It may be a matter of shame, that being a Tamil, I do not know the origins of one of the most popular festivals of the Tamils, the Pongal, celebrated yesterday. Living in a culturally uprooted environs, I sometimes forget that it was Pongal, until a friend or two call me up or send me an email note wishing 'Happy Pongal', and there is hardly any remembrance of the harvest festival in the houses I live, for the simple reason the festival does not much matter to the people of this place, and I am happy to keep it to myself! But I know I am not alone in this, all the Tamils who are outside Tamil Nadu may go through the same.
But today I wish to re-create the Pongal myth and origins, and it may just be the pigment of my imagination, but coming from an agricultural background this is what I strongly feel.
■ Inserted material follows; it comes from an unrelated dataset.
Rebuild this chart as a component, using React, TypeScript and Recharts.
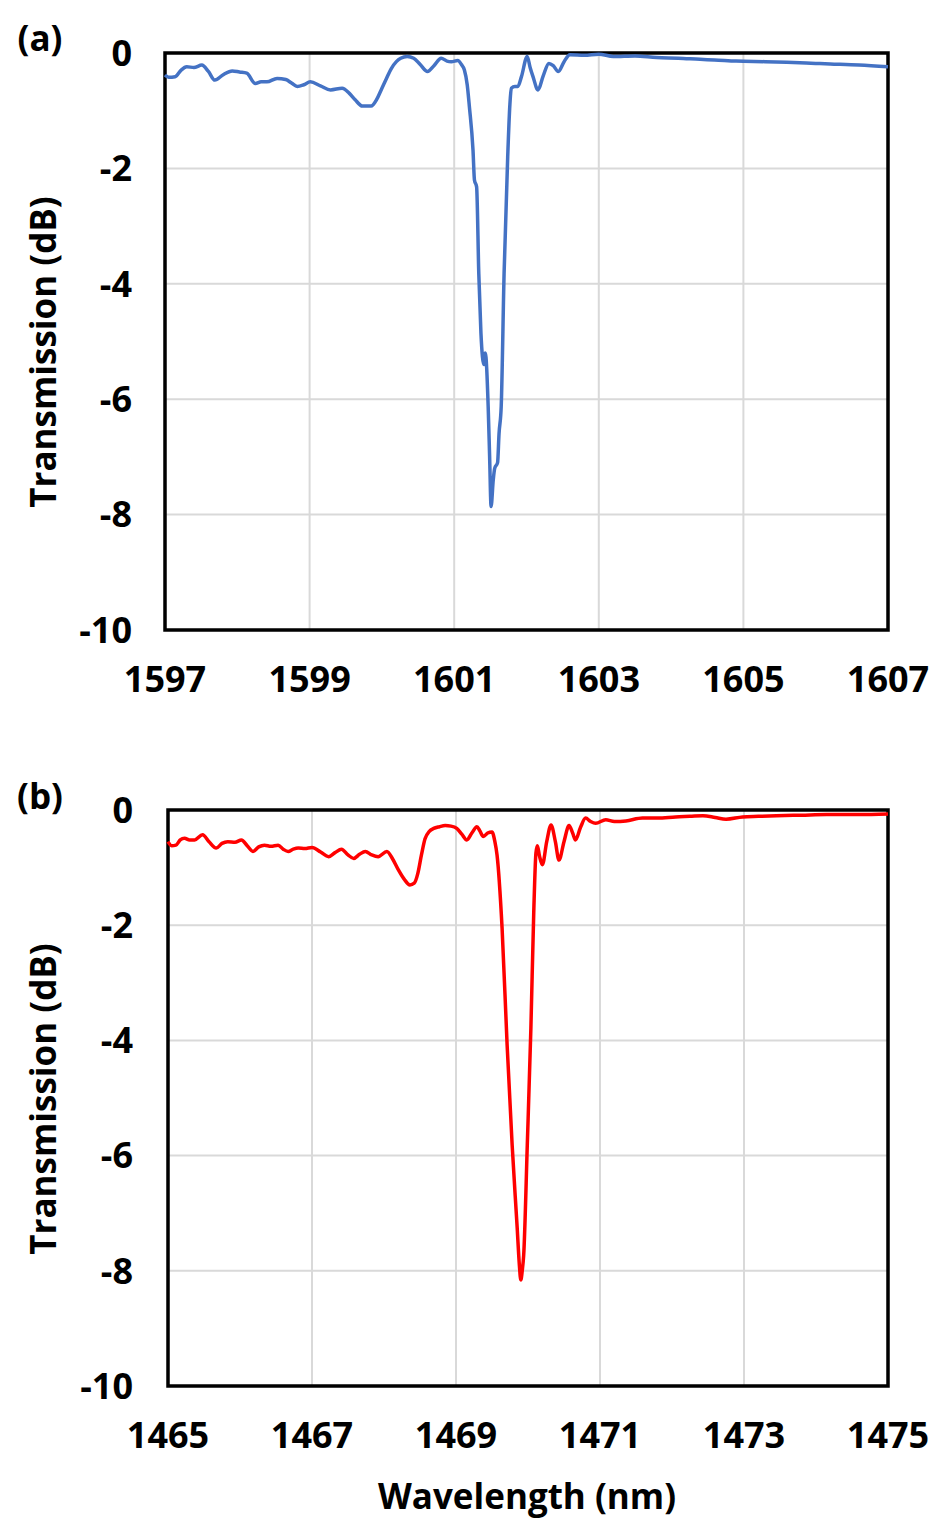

The harvest festival of the Dravidian tribe reminds me of the good and bad times our ancestors had in the land, with a name 'adi dravida' (which has come to connote for the mainstream the 'low caste' people). I imagine a time when crops failed, and there was too little at the end of the harvest. The people who had been hungry for days and months, looking eagerly for the harvest to have a stomach full, brought the fruits of their labor home, pounded the paddy, and got fresh rice for cooking.
The whole family gathers at the courtyard to cook the first meal from the harvest, and ready to have have their stomachs full, after days and months. There is nothing much to add with this - no special side-dish or normal festive dishes, only the 'pongal'. The festivity is shown through rejoicing when the rice bubbles up, and over-flows from the earthen pot, and when each member of the family goes to the neighbors asking them if the rice is over-flowing! That is the beauty of this festival, not being contended with the pot full of rice, people are concerned that their neighbors also have a pot full of rice to have their full!
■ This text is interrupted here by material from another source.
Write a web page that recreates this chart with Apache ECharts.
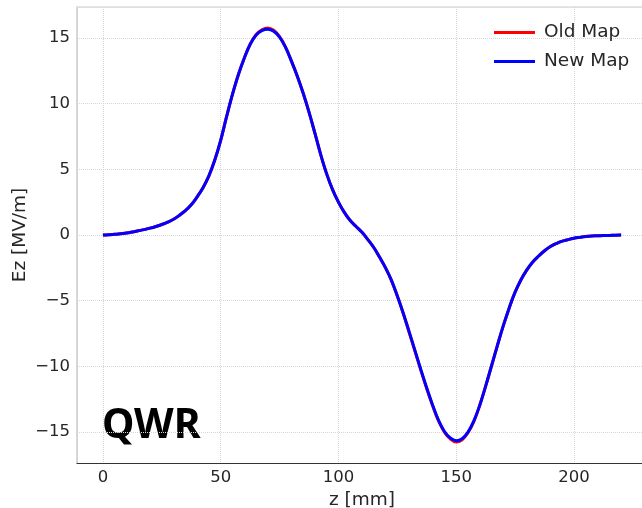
<!DOCTYPE html>
<html><head><meta charset="utf-8">
<script src="https://cdn.jsdelivr.net/npm/echarts@6/dist/echarts.min.js"></script>
<style>html,body{margin:0;padding:0;background:#fff}#c{width:642px;height:508px}</style>
</head><body><div id="c"></div>
<script>
const zValues = [0,2.5,5,7.5,10,12.5,15,17.5,20,22.5,25,27.5,30,32.5,35,37.5,40,42.5,45,47.5,50,52.5,55,57.5,60,62.5,65,67.5,70,72.5,75,77.5,80,82.5,85,87.5,90,92.5,95,97.5,100,102.5,105,107.5,110,112.5,115,117.5,120,122.5,125,127.5,130,132.5,135,137.5,140,142.5,145,147.5,150,152.5,155,157.5,160,162.5,165,167.5,170,172.5,175,177.5,180,182.5,185,187.5,190,192.5,195,197.5,200,202.5,205,207.5,210,212.5,215,217.5,220];
const newMap = [0,0.02,0.05,0.1,0.15,0.23,0.32,0.41,0.52,0.65,0.8,0.98,1.2,1.5,1.85,2.3,2.9,3.6,4.5,5.7,7.2,9.0,10.7,12.2,13.45,14.5,15.2,15.55,15.65,15.5,15.05,14.3,13.25,12.1,10.8,9.35,7.75,6.1,4.65,3.45,2.5,1.72,1.1,0.65,0.2,-0.35,-0.95,-1.7,-2.5,-3.45,-4.65,-5.95,-7.35,-8.8,-10.25,-11.65,-12.95,-14.1,-14.95,-15.45,-15.65,-15.5,-15.0,-14.15,-12.95,-11.5,-9.95,-8.4,-6.9,-5.55,-4.35,-3.4,-2.65,-2.05,-1.6,-1.2,-0.88,-0.65,-0.47,-0.35,-0.25,-0.18,-0.12,-0.08,-0.06,-0.04,-0.03,-0.01,0];
const oldMap = [0,0.02,0.05,0.1,0.15,0.23,0.32,0.41,0.52,0.65,0.8,0.98,1.2,1.5,1.85,2.3,2.9,3.6,4.5,5.7,7.2,9.0,10.7,12.2,13.45,14.52,15.25,15.62,15.76,15.58,15.1,14.32,13.25,12.1,10.8,9.35,7.75,6.1,4.65,3.45,2.5,1.72,1.1,0.65,0.2,-0.35,-0.95,-1.7,-2.5,-3.45,-4.65,-5.95,-7.4,-8.85,-10.3,-11.7,-13.0,-14.15,-15.0,-15.52,-15.76,-15.58,-15.05,-14.18,-12.95,-11.5,-9.95,-8.4,-6.9,-5.55,-4.35,-3.4,-2.65,-2.05,-1.6,-1.2,-0.88,-0.65,-0.47,-0.35,-0.25,-0.18,-0.12,-0.08,-0.06,-0.04,-0.03,-0.01,0];
const xTicks = [0,50,100,150,200];
const yTicks = [-15,-10,-5,0,5,10,15];
const seriesNames = ['Old Map','New Map'];
const annotation = 'QWR';

const chart = echarts.init(document.getElementById('c'), null, {renderer:'canvas'});
const font = 'DejaVu Sans';
const fmt = (ticks) => (v) => ticks.includes(Math.round(v*1000)/1000) && Math.abs(v - Math.round(v)) < 1e-6 ? String(Math.round(v)).replace('-', '\u2212') : '';
const pairs = (arr) => zValues.map((z,i) => [z, arr[i]]);

chart.setOption({
  animation: false,
  backgroundColor: '#fff',
  grid: {left: 77, right: -5, top: 7, bottom: 45, containLabel: false, outerBoundsMode: 'none'},
  legend: {
    orient: 'vertical', left: 489, top: 18, itemGap: 10,
    itemWidth: 41, itemHeight: 3,
    textStyle: {fontFamily: font, fontSize: 18.5, color: '#262626', padding: [0,0,0,4]},
    data: [{name: seriesNames[0], icon: 'rect'}, {name: seriesNames[1], icon: 'rect'}]
  },
  xAxis: [{
    type: 'value', min: -11, max: 231, splitNumber: 5,
    name: 'z [mm]', nameLocation: 'middle', nameGap: 24,
    nameTextStyle: {fontFamily: font, fontSize: 18.5, color: '#262626'},
    axisLine: {show: true, onZero: false, lineStyle: {color: '#333', width: 1.2}},
    axisTick: {show: false},
    axisLabel: {fontFamily: font, fontSize: 16.5, color: '#262626', margin: 6, formatter: fmt(xTicks)},
    splitLine: {show: true, lineStyle: {color: '#d6d6d6', type: 'dotted', width: 1}}
  }, {
    type: 'value', position: 'top', min: -11, max: 231,
    axisLine: {show: true, onZero: false, lineStyle: {color: '#dddddd', width: 1.5}},
    axisTick: {show: false}, axisLabel: {show: false}, splitLine: {show: false}
  }],
  yAxis: {
    type: 'value', min: -17.35, max: 17.35, splitNumber: 7,
    name: 'Ez [MV/m]', nameLocation: 'middle', nameGap: 47, nameMoveOverlap: false,
    nameTextStyle: {fontFamily: font, fontSize: 18.5, color: '#262626'},
    axisLine: {show: true, onZero: false, lineStyle: {color: '#cccccc', width: 1.5}},
    axisTick: {show: false},
    axisLabel: {fontFamily: font, fontSize: 16.5, color: '#262626', margin: 7, formatter: fmt(yTicks)},
    splitLine: {show: true, lineStyle: {color: '#d6d6d6', type: 'dotted', width: 1}}
  },
  series: [
    {name: seriesNames[0], type: 'line', data: pairs(oldMap), smooth: 0.4, showSymbol: false, xAxisIndex: 0,
     lineStyle: {color: '#ff0000', width: 3}, itemStyle: {color: '#ff0000'}},
    {name: seriesNames[1], type: 'line', data: pairs(newMap), smooth: 0.4, showSymbol: false, xAxisIndex: 0,
     lineStyle: {color: '#0000ff', width: 3}, itemStyle: {color: '#0000ff'}}
  ],
  graphic: [{
    type: 'text', x: 102, y: 426,
    style: {text: annotation, font: 'bold 41px "Noto Sans"', fill: '#000', textAlign: 'left', textVerticalAlign: 'middle'}
  }]
});
</script>
</body></html>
Pongal, as far as I am concerned, is a cultural festival, which unfortunately is appropriated by the Hindus as their religious fesitival. As in most cases, the dominant group had the tendency to appropriate all the good things from the minority groups, and probably that is what happened with Pongal too. The cultural festival had been given a religious coloring, with the addition of a few religious rituals, but leaving aside the rituals and the religious connotations they may signify, the festival is basically a cultural one, and it has to be seen as such!
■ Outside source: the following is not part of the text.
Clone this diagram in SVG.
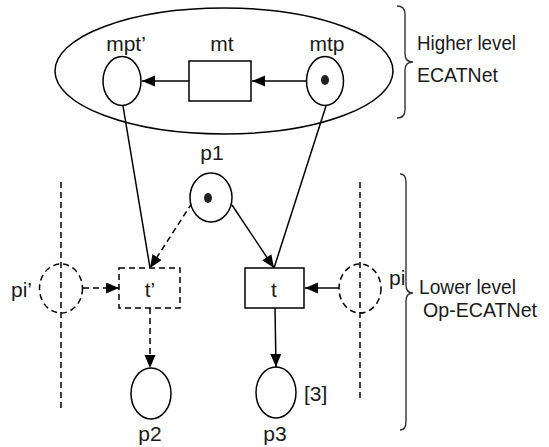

I would be very happy if there is a pot-full of rice in every house in Tamil Nadu, my homeland, on this day; that there is not a single soul going hungry to bed at least on Pongal day, and it is only under such circumstances can we all celebrate the festival meaningfully. Not being content with the pot-full of rice at home, if everyone moves out of their houses, to check with the less fortunate and the unfortunate ones to ask them that proverbial question 'pongiducha?' (has the rice over-flown?), and if they get an affirmative answer, then the festival can be deemed truly meaningful!